Look through the data below. Show each line where the string "Reproduce" occurs.

Stored rows:
==*==
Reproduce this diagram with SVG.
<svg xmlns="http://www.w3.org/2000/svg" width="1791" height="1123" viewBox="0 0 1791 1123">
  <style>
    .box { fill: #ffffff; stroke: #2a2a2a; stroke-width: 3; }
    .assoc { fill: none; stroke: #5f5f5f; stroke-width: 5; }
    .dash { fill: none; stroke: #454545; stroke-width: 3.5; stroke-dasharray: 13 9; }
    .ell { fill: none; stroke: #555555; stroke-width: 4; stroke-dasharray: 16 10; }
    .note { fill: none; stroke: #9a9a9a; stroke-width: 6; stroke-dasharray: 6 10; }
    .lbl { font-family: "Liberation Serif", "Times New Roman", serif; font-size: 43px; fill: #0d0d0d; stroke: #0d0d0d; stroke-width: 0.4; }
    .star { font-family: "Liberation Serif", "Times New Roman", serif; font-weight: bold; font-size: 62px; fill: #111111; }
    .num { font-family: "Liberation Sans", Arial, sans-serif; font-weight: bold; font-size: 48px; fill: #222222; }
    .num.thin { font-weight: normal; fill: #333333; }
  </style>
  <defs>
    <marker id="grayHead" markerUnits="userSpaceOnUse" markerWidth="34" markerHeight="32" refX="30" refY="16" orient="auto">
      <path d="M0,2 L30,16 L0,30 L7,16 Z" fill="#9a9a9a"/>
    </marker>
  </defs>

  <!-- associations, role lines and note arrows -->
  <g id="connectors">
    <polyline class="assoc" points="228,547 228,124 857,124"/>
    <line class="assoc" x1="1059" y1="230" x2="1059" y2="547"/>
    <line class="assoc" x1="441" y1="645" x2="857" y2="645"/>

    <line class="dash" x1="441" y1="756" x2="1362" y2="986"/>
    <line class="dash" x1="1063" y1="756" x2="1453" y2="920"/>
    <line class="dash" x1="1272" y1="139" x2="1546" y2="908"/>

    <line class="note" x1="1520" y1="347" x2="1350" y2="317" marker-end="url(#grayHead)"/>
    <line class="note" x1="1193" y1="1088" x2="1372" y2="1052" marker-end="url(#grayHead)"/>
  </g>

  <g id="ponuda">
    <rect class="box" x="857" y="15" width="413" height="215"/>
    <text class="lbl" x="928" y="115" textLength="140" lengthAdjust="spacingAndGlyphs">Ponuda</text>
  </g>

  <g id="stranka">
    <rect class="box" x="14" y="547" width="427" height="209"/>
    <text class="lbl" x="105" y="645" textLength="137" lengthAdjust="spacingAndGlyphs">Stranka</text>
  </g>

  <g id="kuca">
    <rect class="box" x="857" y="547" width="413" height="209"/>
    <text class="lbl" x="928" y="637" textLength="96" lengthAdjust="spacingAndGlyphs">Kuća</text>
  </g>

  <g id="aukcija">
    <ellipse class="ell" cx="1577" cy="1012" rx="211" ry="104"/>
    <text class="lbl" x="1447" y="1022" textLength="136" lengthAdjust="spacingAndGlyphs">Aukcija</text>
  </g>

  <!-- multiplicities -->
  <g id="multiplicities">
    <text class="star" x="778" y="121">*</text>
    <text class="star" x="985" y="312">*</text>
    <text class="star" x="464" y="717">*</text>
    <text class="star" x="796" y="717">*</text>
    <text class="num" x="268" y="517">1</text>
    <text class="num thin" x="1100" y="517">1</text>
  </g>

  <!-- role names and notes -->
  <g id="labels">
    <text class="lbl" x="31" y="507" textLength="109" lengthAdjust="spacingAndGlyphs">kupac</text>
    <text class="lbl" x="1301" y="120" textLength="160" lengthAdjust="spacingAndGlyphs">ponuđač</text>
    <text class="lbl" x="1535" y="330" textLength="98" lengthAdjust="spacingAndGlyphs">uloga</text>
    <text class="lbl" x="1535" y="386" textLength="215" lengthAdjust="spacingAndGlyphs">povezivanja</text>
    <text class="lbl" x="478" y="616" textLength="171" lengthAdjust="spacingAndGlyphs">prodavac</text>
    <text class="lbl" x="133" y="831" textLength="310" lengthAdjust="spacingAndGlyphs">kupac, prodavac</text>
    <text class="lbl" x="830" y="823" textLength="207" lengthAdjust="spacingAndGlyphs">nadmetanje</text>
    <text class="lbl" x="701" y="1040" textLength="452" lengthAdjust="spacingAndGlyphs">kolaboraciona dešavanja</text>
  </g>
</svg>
==*==
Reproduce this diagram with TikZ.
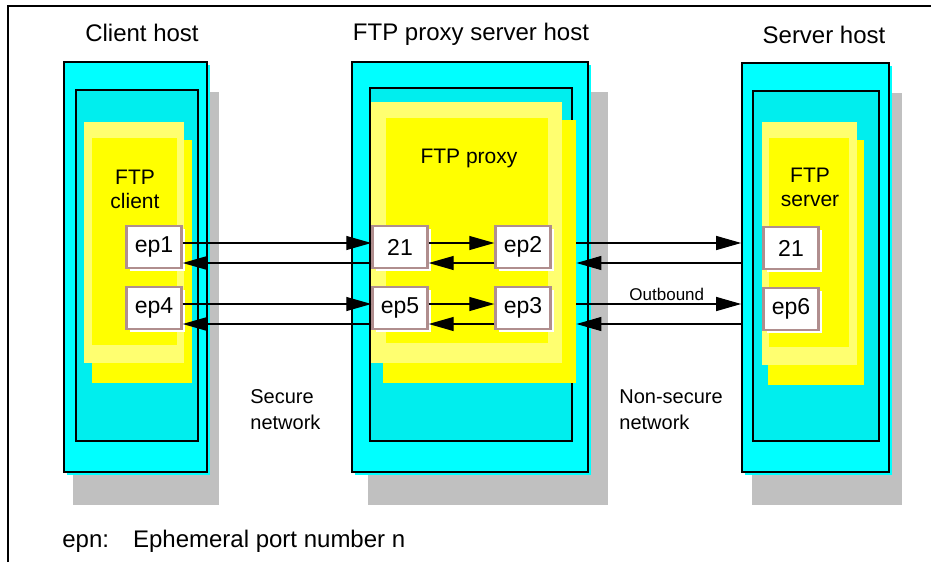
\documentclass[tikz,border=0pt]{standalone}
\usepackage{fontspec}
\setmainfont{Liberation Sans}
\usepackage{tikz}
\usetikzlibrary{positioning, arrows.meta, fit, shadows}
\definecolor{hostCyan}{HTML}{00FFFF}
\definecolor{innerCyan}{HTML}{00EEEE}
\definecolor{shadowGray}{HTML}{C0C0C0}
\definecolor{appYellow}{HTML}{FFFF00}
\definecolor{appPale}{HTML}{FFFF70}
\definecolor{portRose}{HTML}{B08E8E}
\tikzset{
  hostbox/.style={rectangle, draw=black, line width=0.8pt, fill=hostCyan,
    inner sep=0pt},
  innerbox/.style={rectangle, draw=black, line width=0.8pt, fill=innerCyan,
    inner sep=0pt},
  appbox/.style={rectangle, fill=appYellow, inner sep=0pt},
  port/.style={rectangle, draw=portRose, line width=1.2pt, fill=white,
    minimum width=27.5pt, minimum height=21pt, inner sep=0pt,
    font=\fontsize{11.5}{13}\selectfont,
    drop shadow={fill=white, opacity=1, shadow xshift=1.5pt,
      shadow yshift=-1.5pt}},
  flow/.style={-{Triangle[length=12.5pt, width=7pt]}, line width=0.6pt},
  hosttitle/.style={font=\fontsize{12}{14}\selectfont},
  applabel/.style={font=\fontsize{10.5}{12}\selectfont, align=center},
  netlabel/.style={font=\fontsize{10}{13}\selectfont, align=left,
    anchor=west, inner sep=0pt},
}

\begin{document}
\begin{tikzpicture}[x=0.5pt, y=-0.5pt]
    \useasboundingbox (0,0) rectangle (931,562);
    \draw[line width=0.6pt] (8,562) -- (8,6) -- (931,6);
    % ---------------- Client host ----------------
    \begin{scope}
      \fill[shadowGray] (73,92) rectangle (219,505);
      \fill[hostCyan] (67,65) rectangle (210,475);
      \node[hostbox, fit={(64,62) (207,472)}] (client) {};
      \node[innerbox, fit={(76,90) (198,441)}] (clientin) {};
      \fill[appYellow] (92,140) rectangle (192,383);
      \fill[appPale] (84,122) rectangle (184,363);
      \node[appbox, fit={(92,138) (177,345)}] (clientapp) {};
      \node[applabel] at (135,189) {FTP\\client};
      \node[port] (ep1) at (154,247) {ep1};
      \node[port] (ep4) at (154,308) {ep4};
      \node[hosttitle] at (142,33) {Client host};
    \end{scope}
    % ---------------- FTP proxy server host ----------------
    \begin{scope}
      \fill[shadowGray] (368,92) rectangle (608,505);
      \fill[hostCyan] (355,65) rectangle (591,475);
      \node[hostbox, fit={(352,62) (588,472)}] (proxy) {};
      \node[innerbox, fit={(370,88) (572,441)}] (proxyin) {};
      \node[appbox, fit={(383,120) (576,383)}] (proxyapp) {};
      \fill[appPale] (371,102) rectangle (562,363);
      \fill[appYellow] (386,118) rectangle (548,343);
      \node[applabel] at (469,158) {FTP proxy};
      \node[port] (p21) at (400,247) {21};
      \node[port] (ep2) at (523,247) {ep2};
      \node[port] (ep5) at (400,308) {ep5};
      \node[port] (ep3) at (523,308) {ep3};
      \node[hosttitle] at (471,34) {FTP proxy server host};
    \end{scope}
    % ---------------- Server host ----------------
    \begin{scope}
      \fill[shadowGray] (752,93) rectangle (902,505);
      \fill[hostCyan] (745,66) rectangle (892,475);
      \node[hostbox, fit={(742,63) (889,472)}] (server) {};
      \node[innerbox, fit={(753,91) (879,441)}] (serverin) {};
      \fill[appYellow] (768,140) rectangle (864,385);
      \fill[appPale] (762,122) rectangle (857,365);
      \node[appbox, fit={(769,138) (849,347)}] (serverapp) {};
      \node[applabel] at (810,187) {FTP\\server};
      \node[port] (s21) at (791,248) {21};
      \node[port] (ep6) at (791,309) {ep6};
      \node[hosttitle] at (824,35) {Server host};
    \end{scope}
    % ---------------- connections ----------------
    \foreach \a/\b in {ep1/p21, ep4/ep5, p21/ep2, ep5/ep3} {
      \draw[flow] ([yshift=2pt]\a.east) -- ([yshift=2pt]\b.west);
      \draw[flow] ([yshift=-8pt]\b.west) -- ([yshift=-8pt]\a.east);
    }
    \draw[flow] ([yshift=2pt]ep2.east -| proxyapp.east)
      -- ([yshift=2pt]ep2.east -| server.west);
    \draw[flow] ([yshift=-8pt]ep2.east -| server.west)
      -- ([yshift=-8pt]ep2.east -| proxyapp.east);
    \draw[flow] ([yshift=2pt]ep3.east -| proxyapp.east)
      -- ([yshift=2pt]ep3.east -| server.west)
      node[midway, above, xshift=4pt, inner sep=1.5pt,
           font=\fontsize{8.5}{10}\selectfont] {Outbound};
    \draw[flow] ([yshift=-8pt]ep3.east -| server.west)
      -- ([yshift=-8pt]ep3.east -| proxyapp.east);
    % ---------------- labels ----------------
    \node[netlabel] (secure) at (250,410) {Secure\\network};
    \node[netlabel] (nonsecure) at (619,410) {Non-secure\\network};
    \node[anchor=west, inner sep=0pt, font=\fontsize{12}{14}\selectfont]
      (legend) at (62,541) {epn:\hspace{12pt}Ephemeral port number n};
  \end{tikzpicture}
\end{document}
==*==
Task output:
Reproduce this diagram with SVG.
Reproduce this diagram with TikZ.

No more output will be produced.